Per chi la Brexit non la voleva, questo è un giorno triste, la fine di tutto forse; per chi pensava che la volontà popolare britannica dovesse essere rispettata, questo è un buon accordo; per chi voleva una Brexit “hard” questo è un compromesso inaccettabile. Se Johnson non fosse il primo ministro, non lo voterebbe insomma, ma siccome è il suo accordo – la volontà politica è tutto, il pragmatismo di chi governa è di più – ha ceduto sull’Unione doganale dell’Irlanda del nord, sull’iva che deve essere allineata a quella europea, e di fatto sul confine aperto con l’Irlanda. Il backstop è stato “abbandonato”, come ha detto il caponegoziatore Michel Barnier (il più sollevato di tutti: circola il suo nome come commissario francese al posto di Sylvie Goulard) ed è stato introdotto il cosiddetto “meccanismo del consenso”, cioè il Parlamento di Belfast può decidere di rifiutare unilateralmente questo assetto che di fatto unisce l’Irlanda del nord all’Irlanda (e quindi all’Ue) più che al Regno Unito. Ma l’assetto politico attuale dell’Irlanda del nord non lo consente ed è il motivo per cui il Sinn Fein dice che è un bell’accordo e il Dup, che è rilevante nel voto ai Comuni con i suoi dieci deputati a Londra, continua a essere contrario. Chi ha ceduto di più, quindi, Johnson o l’Ue? La risposta rapida è: molto Johnson e un po’ anche l’Ue, e questo è il bello della politica, quando funziona. Certo: delle storiche fantasie di Boris non c’è più traccia.

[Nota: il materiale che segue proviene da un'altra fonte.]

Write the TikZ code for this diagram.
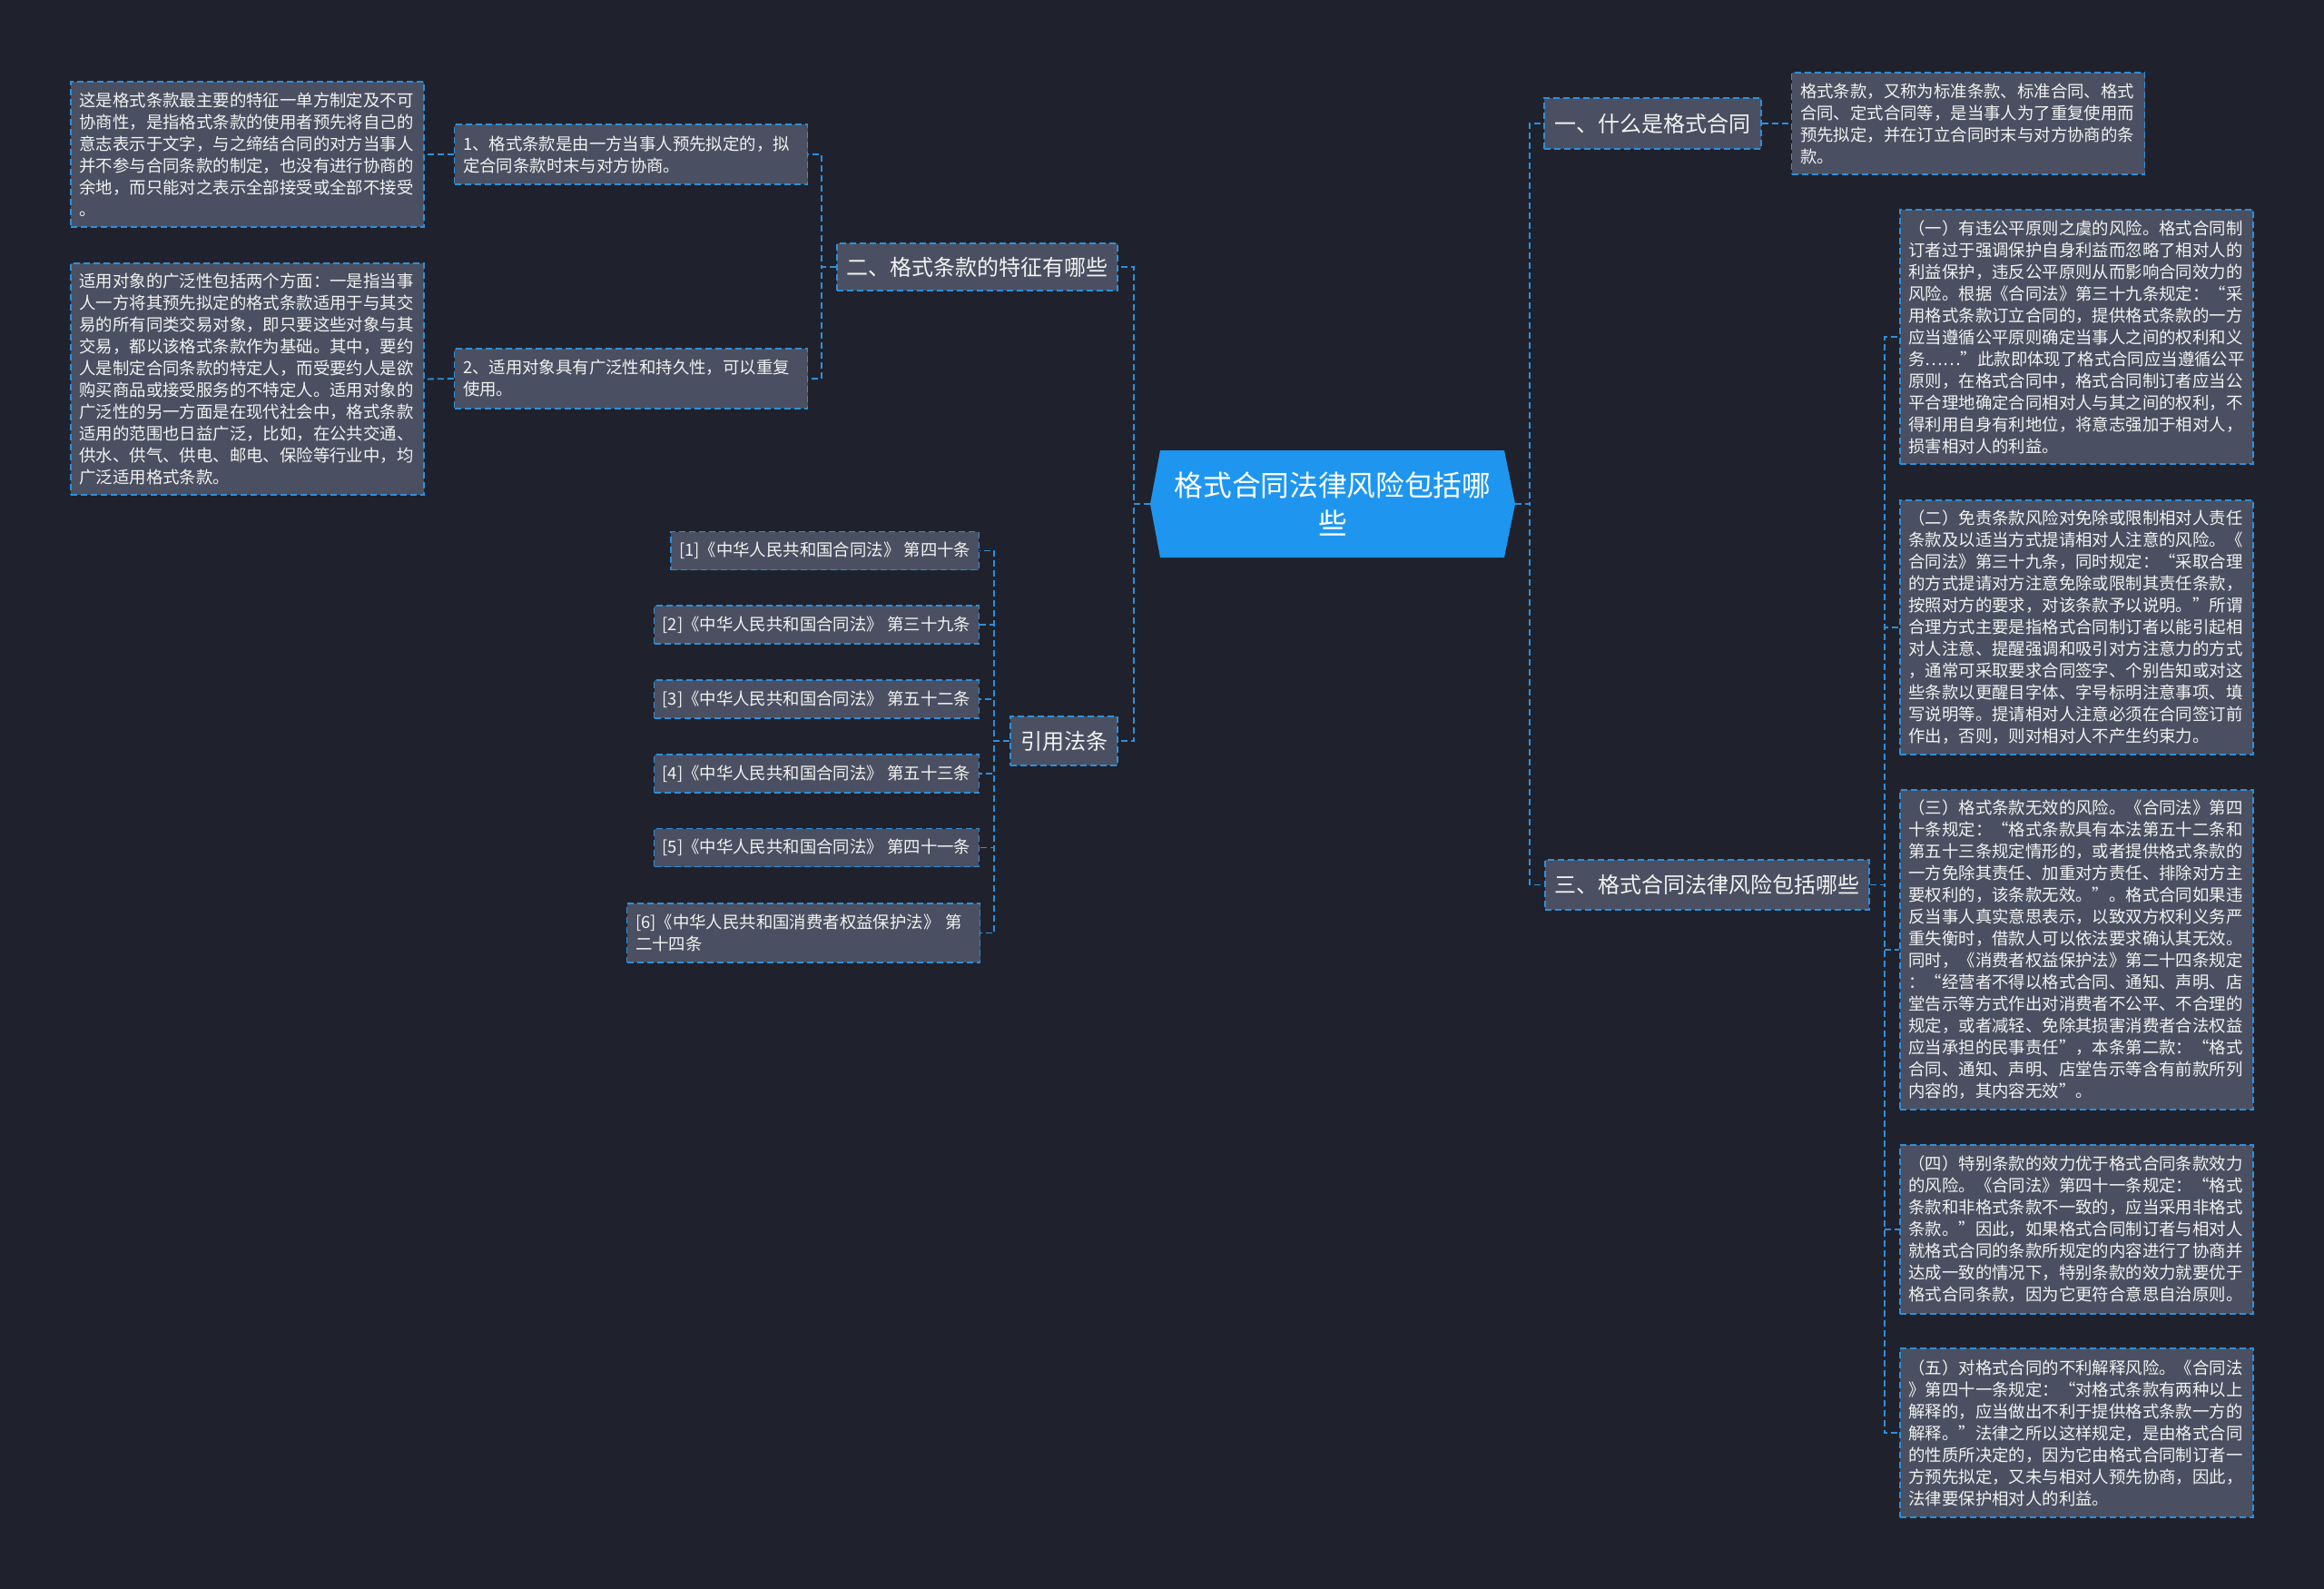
\documentclass[tikz,border=0pt]{standalone}
\usepackage{fontspec}
\setmainfont{Noto Sans CJK SC}
\definecolor{bgcol}{HTML}{1F222D}
\definecolor{boxfill}{HTML}{4A5061}
\definecolor{linkblue}{HTML}{2D8FDB}
\definecolor{centerblue}{HTML}{1E96F0}
\definecolor{txt}{HTML}{F2F2F2}
\tikzset{
  box/.style={draw=linkblue, line width=1.5pt, dash pattern=on 7pt off 4pt, fill=boxfill, text=txt, inner ysep=3pt},
  detail/.style={box, text width=370pt, inner xsep=9.5pt, align=left, font=\fontsize{18.4}{24}\selectfont},
  cite/.style={box, anchor=east, inner xsep=9pt, minimum height=42pt, font=\fontsize{18.4}{24}\selectfont},
  level/.style={box, inner xsep=0pt, align=center, font=\fontsize{24}{30}\selectfont},
  conn/.style={draw=linkblue, line width=1.8pt, dash pattern=on 7pt off 4pt}
}
\begin{document}
\begin{tikzpicture}[x=1pt,y=-1pt]
\fill[bgcol] (0,0) rectangle (2560,1750);
\useasboundingbox (0,0) rectangle (2560,1750);

% centre
\fill[centerblue] (1267,555) -- (1278,496) -- (1657,496) -- (1669,555) -- (1657,614) -- (1278,614) -- cycle;
\node[text=white, minimum width=402pt, minimum height=118pt, inner sep=0pt, align=center, font=\fontsize{31.7}{42}\selectfont] (c) at (1468,555) {格式合同法律风险包括哪\\些};

% left branch: 二
\node[level, minimum width=309pt, minimum height=52pt] (n2) at (1076.5,294) {二、格式条款的特征有哪些};
\node[detail, minimum height=66pt] (s1) at (695,170) {1、格式条款是由一方当事人预先拟定的，拟\\定合同条款时末与对方协商。};
\node[detail, minimum height=66pt] (s2) at (695,417) {2、适用对象具有广泛性和持久性，可以重复\\使用。};
\node[detail, minimum height=160pt] (l1) at (272.5,170) {这是格式条款最主要的特征一单方制定及不可\\协商性，是指格式条款的使用者预先将自己的\\意志表示于文字，与之缔结合同的对方当事人\\并不参与合同条款的制定，也没有进行协商的\\余地，而只能对之表示全部接受或全部不接受\\。};
\node[detail, minimum height=255pt] (l2) at (272.5,417.5) {适用对象的广泛性包括两个方面：一是指当事\\人一方将其预先拟定的格式条款适用于与其交\\易的所有同类交易对象，即只要这些对象与其\\交易，都以该格式条款作为基础。其中，要约\\人是制定合同条款的特定人，而受要约人是欲\\购买商品或接受服务的不特定人。适用对象的\\广泛性的另一方面是在现代社会中，格式条款\\适用的范围也日益广泛，比如，在公共交通、\\供水、供气、供电、邮电、保险等行业中，均\\广泛适用格式条款。};

% left branch: 引用法条
\node[level, minimum width=118pt, minimum height=54pt] (ct) at (1172,816) {引用法条};
\node[cite] (r1) at (1079,606.5) {[1]《中华人民共和国合同法》~第四十条};
\node[cite] (r2) at (1079,688) {[2]《中华人民共和国合同法》~第三十九条};
\node[cite] (r3) at (1079,770) {[3]《中华人民共和国合同法》~第五十二条};
\node[cite] (r4) at (1079,852) {[4]《中华人民共和国合同法》~第五十三条};
\node[cite] (r5) at (1079,933.5) {[5]《中华人民共和国合同法》~第四十一条};
\node[detail, minimum height=65pt] (r6) at (885,1027.5) {[6]《中华人民共和国消费者权益保护法》~第\\二十四条};

% right branch: 一
\node[level, minimum width=239pt, minimum height=56pt] (n1) at (1820.5,136) {一、什么是格式合同};
\node[detail, minimum height=112pt] (d1) at (2168,136) {格式条款，又称为标准条款、标准合同、格式\\合同、定式合同等，是当事人为了重复使用而\\预先拟定，并在订立合同时末与对方协商的条\\款。};

% right branch: 三
\node[level, minimum width=357pt, minimum height=55pt] (n3) at (1880.5,974.5) {三、格式合同法律风险包括哪些};
\node[detail, minimum height=280pt] (t1) at (2287.5,371) {（一）有违公平原则之虞的风险。格式合同制\\订者过于强调保护自身利益而忽略了相对人的\\利益保护，违反公平原则从而影响合同效力的\\风险。根据《合同法》第三十九条规定：“采\\用格式条款订立合同的，提供格式条款的一方\\应当遵循公平原则确定当事人之间的权利和义\\务……”此款即体现了格式合同应当遵循公平\\原则，在格式合同中，格式合同制订者应当公\\平合理地确定合同相对人与其之间的权利，不\\得利用自身有利地位，将意志强加于相对人，\\损害相对人的利益。};
\node[detail, minimum height=280pt] (t2) at (2287.5,691) {（二）免责条款风险对免除或限制相对人责任\\条款及以适当方式提请相对人注意的风险。《\\合同法》第三十九条，同时规定：“采取合理\\的方式提请对方注意免除或限制其责任条款，\\按照对方的要求，对该条款予以说明。”所谓\\合理方式主要是指格式合同制订者以能引起相\\对人注意、提醒强调和吸引对方注意力的方式\\，通常可采取要求合同签字、个别告知或对这\\些条款以更醒目字体、字号标明注意事项、填\\写说明等。提请相对人注意必须在合同签订前\\作出，否则，则对相对人不产生约束力。};
\node[detail, minimum height=352pt] (t3) at (2287.5,1046) {（三）格式条款无效的风险。《合同法》第四\\十条规定：“格式条款具有本法第五十二条和\\第五十三条规定情形的，或者提供格式条款的\\一方免除其责任、加重对方责任、排除对方主\\要权利的，该条款无效。”。格式合同如果违\\反当事人真实意思表示，以致双方权利义务严\\重失衡时，借款人可以依法要求确认其无效。\\同时，《消费者权益保护法》第二十四条规定\\：“经营者不得以格式合同、通知、声明、店\\堂告示等方式作出对消费者不公平、不合理的\\规定，或者减轻、免除其损害消费者合法权益\\应当承担的民事责任”，本条第二款：“格式\\合同、通知、声明、店堂告示等含有前款所列\\内容的，其内容无效”。};
\node[detail, minimum height=186pt] (t4) at (2287.5,1354) {（四）特别条款的效力优于格式合同条款效力\\的风险。《合同法》第四十一条规定：“格式\\条款和非格式条款不一致的，应当采用非格式\\条款。”因此，如果格式合同制订者与相对人\\就格式合同的条款所规定的内容进行了协商并\\达成一致的情况下，特别条款的效力就要优于\\格式合同条款，因为它更符合意思自治原则。};
\node[detail, minimum height=186pt] (t5) at (2287.5,1578) {（五）对格式合同的不利解释风险。《合同法\\》第四十一条规定：“对格式条款有两种以上\\解释的，应当做出不利于提供格式条款一方的\\解释。”法律之所以这样规定，是由格式合同\\的性质所决定的，因为它由格式合同制订者一\\方预先拟定，又未与相对人预先协商，因此，\\法律要保护相对人的利益。};

% connectors
\draw[conn] (c.west) -- ++(-18,0) |- (n2.east);
\draw[conn] (c.west) -- ++(-18,0) |- (ct.east);
\draw[conn] (c.east) -- ++(16,0) |- (n1.west);
\draw[conn] (c.east) -- ++(16,0) |- (n3.west);
\draw[conn] (n2.west) -- ++(-16,0) |- (s1.east);
\draw[conn] (n2.west) -- ++(-16,0) |- (s2.east);
\draw[conn] (s1.west) -- (l1.east);
\draw[conn] (s2.west) -- (l2.east);
\foreach \r in {r1,r2,r3,r4,r5,r6} \draw[conn] (ct.west) -- ++(-17,0) |- (\r.east);
\draw[conn] (n1.east) -- (d1.west);
\foreach \t in {t1,t2,t3,t4,t5} \draw[conn] (n3.east) -- ++(16,0) |- (\t.west);
\end{tikzpicture}
\end{document}
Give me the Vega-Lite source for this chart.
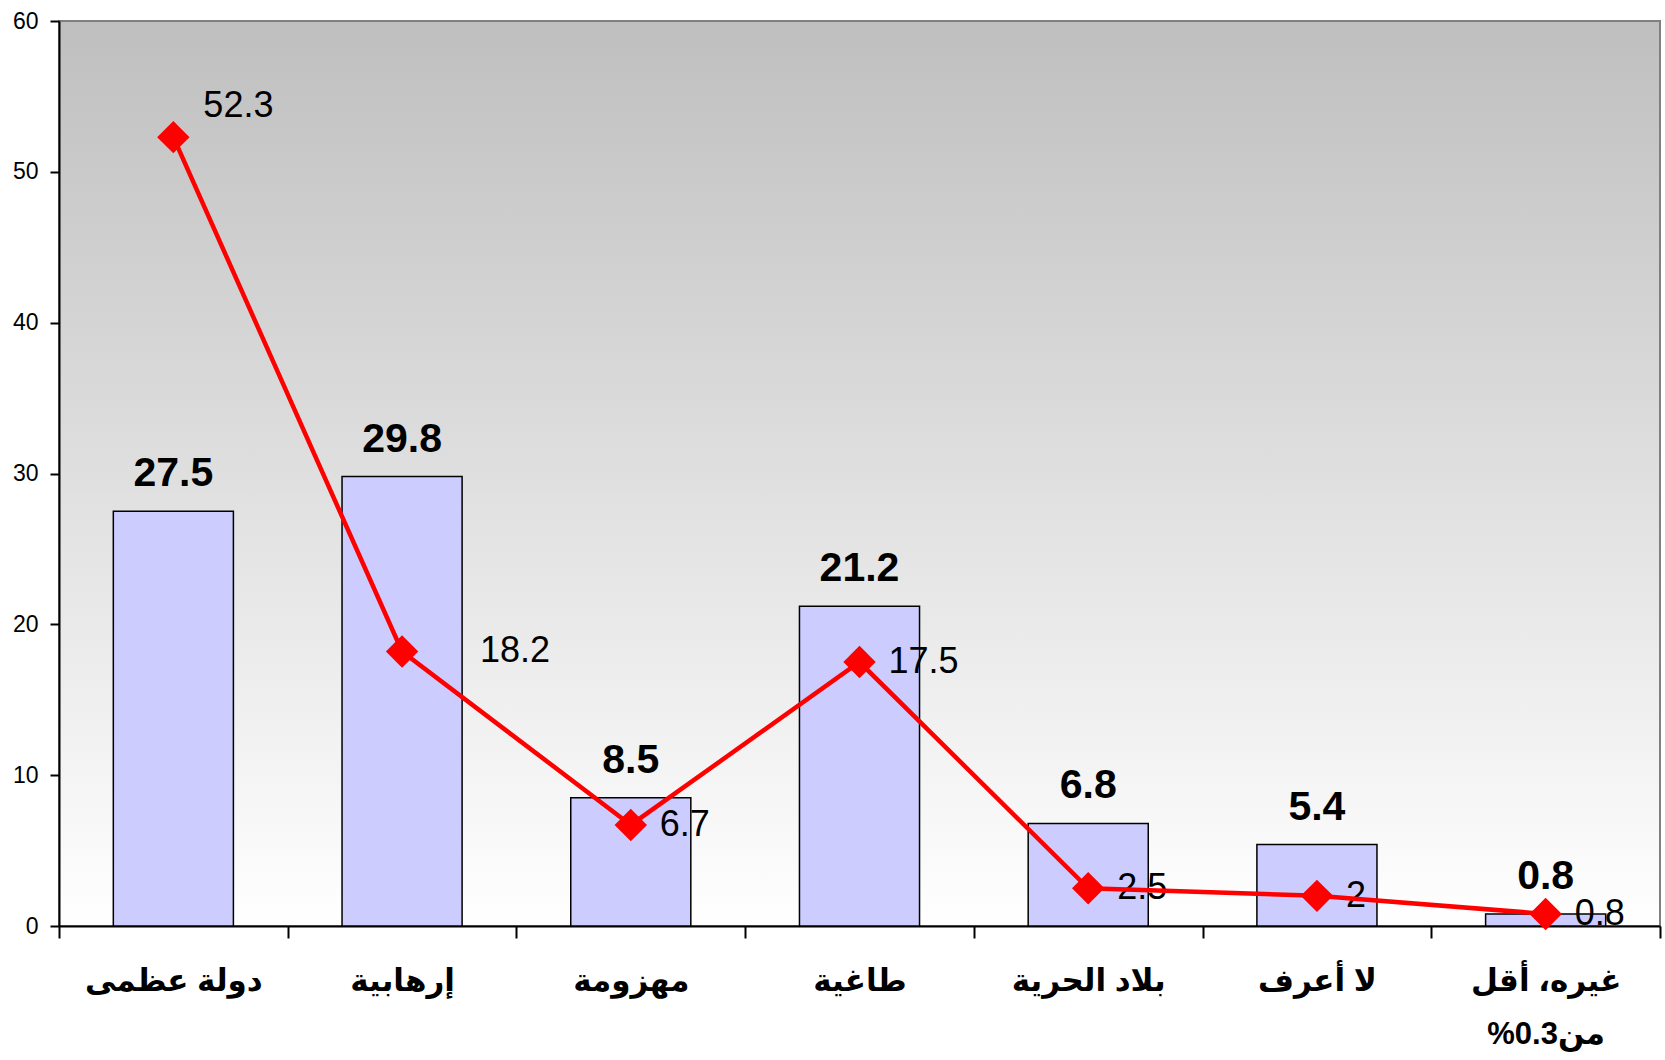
{
  "$schema": "https://vega.github.io/schema/vega-lite/v6.json",
  "width": 1601,
  "height": 905,
  "autosize": {"type": "none"},
  "padding": {"left": 59, "top": 21, "right": 5, "bottom": 134},
  "background": "#FFFFFF",
  "config": {
    "view": {
      "fill": {"gradient": "linear", "x1": 0, "y1": 0, "x2": 0, "y2": 1,
        "stops": [{"offset": 0, "color": "#BFBFBF"}, {"offset": 1, "color": "#FFFFFF"}]},
      "stroke": "#808080",
      "strokeWidth": 2
    },
    "font": "Liberation Sans, DejaVu Sans"
  },
  "data": {
    "values": [
      {"cat": "دولة عظمى", "bar": 27.5, "line": 52.3},
      {"cat": "إرهابية", "bar": 29.8, "line": 18.2},
      {"cat": "مهزومة", "bar": 8.5, "line": 6.7},
      {"cat": "طاغية", "bar": 21.2, "line": 17.5},
      {"cat": "بلاد الحرية", "bar": 6.8, "line": 2.5},
      {"cat": "لا أعرف", "bar": 5.4, "line": 2},
      {"cat": "غيره، أقل\n%0.3من", "bar": 0.8, "line": 0.8}
    ]
  },
  "encoding": {
    "x": {
      "field": "cat", "type": "nominal", "sort": null,
      "scale": {"paddingInner": 0, "paddingOuter": 0},
      "axis": {
        "title": null, "labelAngle": 0, "tickBand": "extent",
        "domainColor": "#000000", "domainWidth": 2,
        "tickColor": "#000000", "tickWidth": 2, "tickSize": 12,
        "labelFont": "Liberation Sans, DejaVu Sans", "labelFontWeight": "bold",
        "labelFontSize": 31, "labelColor": "#000000", "labelPadding": 28,
        "labelLineHeight": 53,
        "labelExpr": "split(datum.label, '\\n')"
      }
    }
  },
  "layer": [
    {
      "mark": {"type": "bar", "fill": "#CCCCFF", "stroke": "#000000", "strokeWidth": 1.5, "width": {"band": 0.525}},
      "encoding": {
        "y": {
          "field": "bar", "type": "quantitative",
          "scale": {"domain": [0, 60], "nice": false},
          "axis": {
            "title": null, "values": [0, 10, 20, 30, 40, 50, 60], "grid": false,
            "domainColor": "#000000", "domainWidth": 2,
            "tickColor": "#000000", "tickWidth": 2, "tickSize": 9,
            "labelFontSize": 23, "labelColor": "#000000", "labelPadding": 12,
            "labelFont": "Liberation Sans"
          }
        }
      }
    },
    {
      "mark": {"type": "text", "fontWeight": "bold", "fontSize": 41, "font": "Liberation Sans", "baseline": "alphabetic", "dy": -25, "color": "#000000"},
      "encoding": {
        "y": {"field": "bar", "type": "quantitative"},
        "text": {"field": "bar", "type": "quantitative"}
      }
    },
    {
      "transform": [{"filter": "datum.line != 52.3 && datum.line != 18.2"}],
      "mark": {"type": "text", "fontSize": 36, "font": "Liberation Sans", "align": "left", "baseline": "middle", "dx": 29, "color": "#000000"},
      "encoding": {
        "y": {"field": "line", "type": "quantitative"},
        "text": {"field": "line", "type": "quantitative"}
      }
    },
    {
      "transform": [{"filter": "datum.line == 52.3"}],
      "mark": {"type": "text", "fontSize": 36, "font": "Liberation Sans", "align": "left", "baseline": "middle", "dx": 30, "dy": -31, "color": "#000000"},
      "encoding": {
        "y": {"field": "line", "type": "quantitative"},
        "text": {"field": "line", "type": "quantitative"}
      }
    },
    {
      "transform": [{"filter": "datum.line == 18.2"}],
      "mark": {"type": "text", "fontSize": 36, "font": "Liberation Sans", "align": "left", "baseline": "middle", "dx": 78, "color": "#000000"},
      "encoding": {
        "y": {"field": "line", "type": "quantitative"},
        "text": {"field": "line", "type": "quantitative"}
      }
    },
    {
      "mark": {"type": "line", "color": "#FF0000", "strokeWidth": 4.5},
      "encoding": {
        "y": {"field": "line", "type": "quantitative"}
      }
    },
    {
      "mark": {"type": "point", "shape": "diamond", "filled": true, "color": "#FF0000", "size": 1050, "opacity": 1},
      "encoding": {
        "y": {"field": "line", "type": "quantitative"}
      }
    }
  ]
}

Ora l’accordo deve passare il vaglio dei Comuni e con tutti i giri che ha fatto la Brexit nei suoi tre anni di esistenza si sa che ogni cosa finisce in quell’aula dallo sfondo verde. Quindi si tirano fuori di nuovo le lavagne: il Dup nordirlandese ha già detto che non voterà l’accordo Johnson, e anche se gli incentivi continuano perché si sono intravviste delle crepe nel gruppo parlamentare, pare che Johnson sia rassegnato a non avere quei voti. Conta di convincere sia i conservatori indipendenti (quelli che sono stati espulsi dal partito nella battaglia parlamentare di settembre) sia gli “spartani”, i falchissimi della Brexit, che a rigor di logica non dovrebbero volere un accordo che di “hard” non ha nulla, ma la logica non è mai stata molto rilevante: infatti il riallineamento degli spartani a favore di Johnson è già in corso (Jacob Rees-Mogg, il falchissimo, ha definito l’accordo “eccitante”). Il premier però punta – deve, non ha alternative – anche a quella che è considerata una preda possibile (si dirige già nella direzione auspicata), cioè il Labour: ufficialmente, il partito di Jeremy Corbyn è contrario all’accordo e anzi dice di volere “categoricamente” un referendum. Ma le ribellioni dentro al Labour sono leggendarie quanto quelle dentro ai Tory, e quindi ora tutta l’attenzione è su quei deputati che vengono da circoscrizioni a favore della Brexit, i rivoltosi utili. Se il Dup non vota per l’accordo, se i Tory e gli indipendenti invece sì, servono almeno 19 parlamentari laburisti. Gli euroscettici nel Labour sono molti di più, ma non basta essere a favore della Brexit, bisogna anche non rispettare la linea di partito e fare il calcolo giusto: i conservatori sono più battibili alle elezioni generali, se hanno fatto la Brexit o se non l’hanno fatta? Chissà.
Al momento, l’Ue ha dato tutto l’aiuto possibile a Johnson per ottenere l’accordo dei Comuni: se non c’è il voto favorevole, Juncker ha escluso un’estensione dell’articolo 50. Cioè: o questo accordo o nessun accordo. Più della volontà politica, più del pragmatismo, potrà solo lo sfinimento.